Treasury Secretary Janet Yellen said the department’s actions were aimed at “significantly limit[ing] Russia’s ability to use assets to finance its destabilizing activities, and target[ing] the funds Putin and his inner circle depend on to enable his invasion of Ukraine.” Officials said the additional actions against Russian entities were authorized based on Executive Order 14024, which allows the Treasury Department to impose sanctions based on “harmful foreign activities, including violating well-established principles of international law.”

On Feb. 24, President Joe Biden announced the U.S. and its allies would impose sanctions on five major Russia-based banks as well as several elite nationals who have “enriched themselves at the expense of the Russian state.” As the Ukraine invasion has continued and officials seem to be looking at additional ways to financially deter the Russian government, the European Commission said on Sunday it planned to remove the country’s sanctioned banks from the SWIFT cross-border payment network.

Though crypto is listed as one possible means for Russia to evade sanctions, at least one Treasury official reportedly implied digital currencies were unlikely to undermine international efforts. According to a Friday report from Politico, counselor to the deputy Treasury secretary Todd Conklin said if the Kremlin were to launder large amounts of crypto through exchanges, the market would observe “a bit more of a spike” than has happened. However, following Conklin’s statement, the price of Bitcoin (BTC) did rise more than 11% in the last 24 hours to reach $41,624.

According to a Monday report from Bloomberg, the White House also requested crypto exchanges prevent Russian individuals and businesses sanctioned by the U.S. and its allies from using digital assets to circumvent these restrictions. Officials reportedly said cryptocurrencies were not a substitute for the U.S. dollar in Russia, but authorities would attempt to fight any misuse of digital assets to avoid sanctions.

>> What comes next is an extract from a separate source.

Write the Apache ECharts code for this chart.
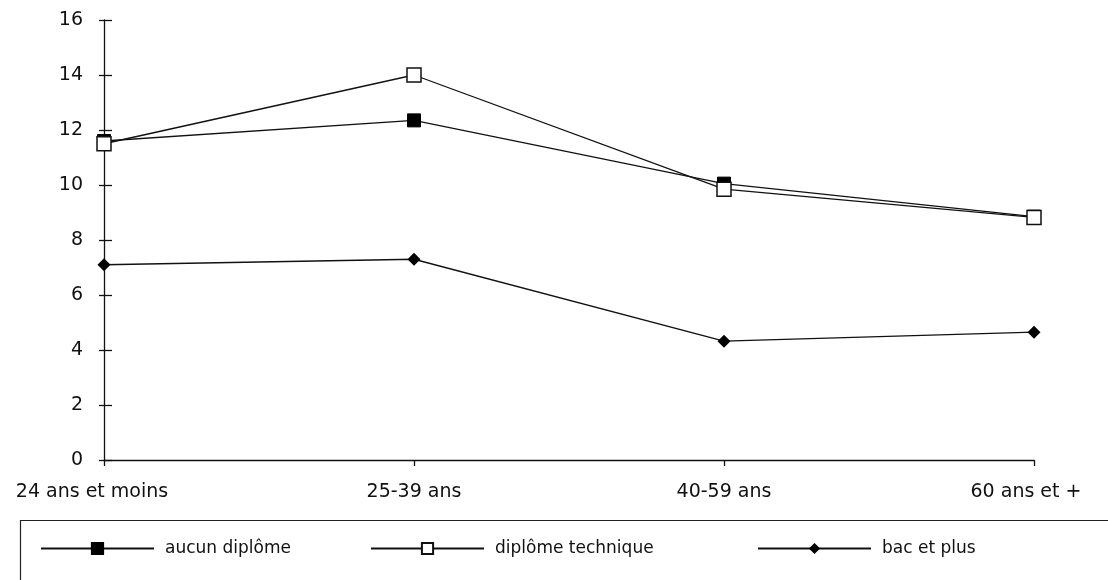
<!DOCTYPE html>
<html>
<head>
<meta charset="utf-8">
<script src="https://cdn.jsdelivr.net/npm/echarts@6/dist/echarts.min.js"></script>
<style>
html,body{margin:0;padding:0;background:#fff;}
#c{width:1108px;height:580px;}
</style>
</head>
<body>
<div id="c"></div>
<script>
const categories = ['24 ans et moins', '25-39 ans', '40-59 ans', '60 ans et +'];
const aucunDiplome = [11.6, 12.35, 10.05, 8.85];
const diplomeTechnique = [11.5, 14.0, 9.85, 8.82];
const bacEtPlus = [7.1, 7.3, 4.32, 4.65];
const yTicks = [0, 2, 4, 6, 8, 10, 12, 14, 16];

const FONT = 'DejaVu Sans';
const AX = 19;
const chart = echarts.init(document.getElementById('c'), null, {renderer: 'canvas'});

const lineStyle = {color: '#111', width: 1.3};
function mkLegend(name, left) {
  return {
    data: [name], left: left, top: 540, padding: 0,
    itemWidth: 113, itemHeight: 14, itemGap: 0,
    textStyle: {fontFamily: FONT, fontSize: 17, color: '#111', padding: [0, 0, 0, 6]}
  };
}

chart.setOption({
  animation: false,
  backgroundColor: '#fff',
  grid: {left: 104, right: 74, top: 20, bottom: 120},
  legend: [
    mkLegend('aucun diplôme', 40),
    mkLegend('diplôme technique', 370),
    mkLegend('bac et plus', 757)
  ],
  graphic: [{
    type: 'rect', left: 18, top: 518,
    shape: {width: 1110, height: 60},
    style: {fill: 'none', stroke: '#222', lineWidth: 1.2},
    silent: true
  }],
  xAxis: {
    type: 'category', data: categories, boundaryGap: false,
    axisLine: {lineStyle: {color: '#111', width: 1.3}},
    axisTick: {show: true, length: 6, lineStyle: {color: '#111', width: 1.3}},
    axisLabel: {
      margin: 23, fontFamily: FONT, fontSize: AX, color: '#111',
      formatter: function (v, i) {
        if (i === 0) return '{f|' + v + '}';
        if (i === categories.length - 1) return '{l|' + v + '}';
        return v;
      },
      rich: {
        f: {fontFamily: FONT, fontSize: AX, color: '#111', padding: [0, 24, 0, 0]},
        l: {fontFamily: FONT, fontSize: AX, color: '#111', padding: [0, 16, 0, 0]}
      }
    },
    splitLine: {show: false}
  },
  yAxis: [{
    type: 'value', min: 0, max: 16, interval: 2,
    axisLine: {show: true, lineStyle: {color: '#111', width: 1.3}},
    axisTick: {show: true, length: 5, lineStyle: {color: '#111', width: 1.3}},
    axisLabel: {margin: 21, fontFamily: FONT, fontSize: AX, color: '#111',
      formatter: function (v) { return yTicks.indexOf(v) >= 0 ? String(v) : ''; }},
    splitLine: {show: false}
  }, {
    type: 'value', min: 0, max: 16, interval: 2, position: 'left',
    axisLine: {show: false},
    axisTick: {show: true, inside: true, length: 8, lineStyle: {color: '#111', width: 1.3}},
    axisLabel: {show: false},
    splitLine: {show: false}
  }],
  series: [{
    name: 'aucun diplôme', type: 'line', data: aucunDiplome,
    symbol: 'rect', symbolSize: 13,
    lineStyle: lineStyle,
    itemStyle: {color: '#000', borderColor: '#000', borderWidth: 1}
  }, {
    name: 'diplôme technique', type: 'line', data: diplomeTechnique,
    symbol: 'rect', symbolSize: 14,
    lineStyle: lineStyle,
    itemStyle: {color: '#fff', borderColor: '#111', borderWidth: 1.5}
  }, {
    name: 'bac et plus', type: 'line', data: bacEtPlus,
    symbol: 'diamond', symbolSize: [13, 13],
    lineStyle: lineStyle,
    itemStyle: {color: '#000', borderColor: '#000', borderWidth: 0}
  }]
});
</script>
</body>
</html>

Related: Treasury official acknowledges most crypto transactions are ‘legitimate’ but still anticipates additional sanctions

Cointelegraph reported on Monday that Ukraine’s minister of digital transformation, Mykhailo Fedorov, urged crypto exchanges to block addresses of Russian users. However, Binance said it would not “unilaterally freeze millions of innocent users’ accounts” while Kraken added the exchange would not act “without a legal requirement.”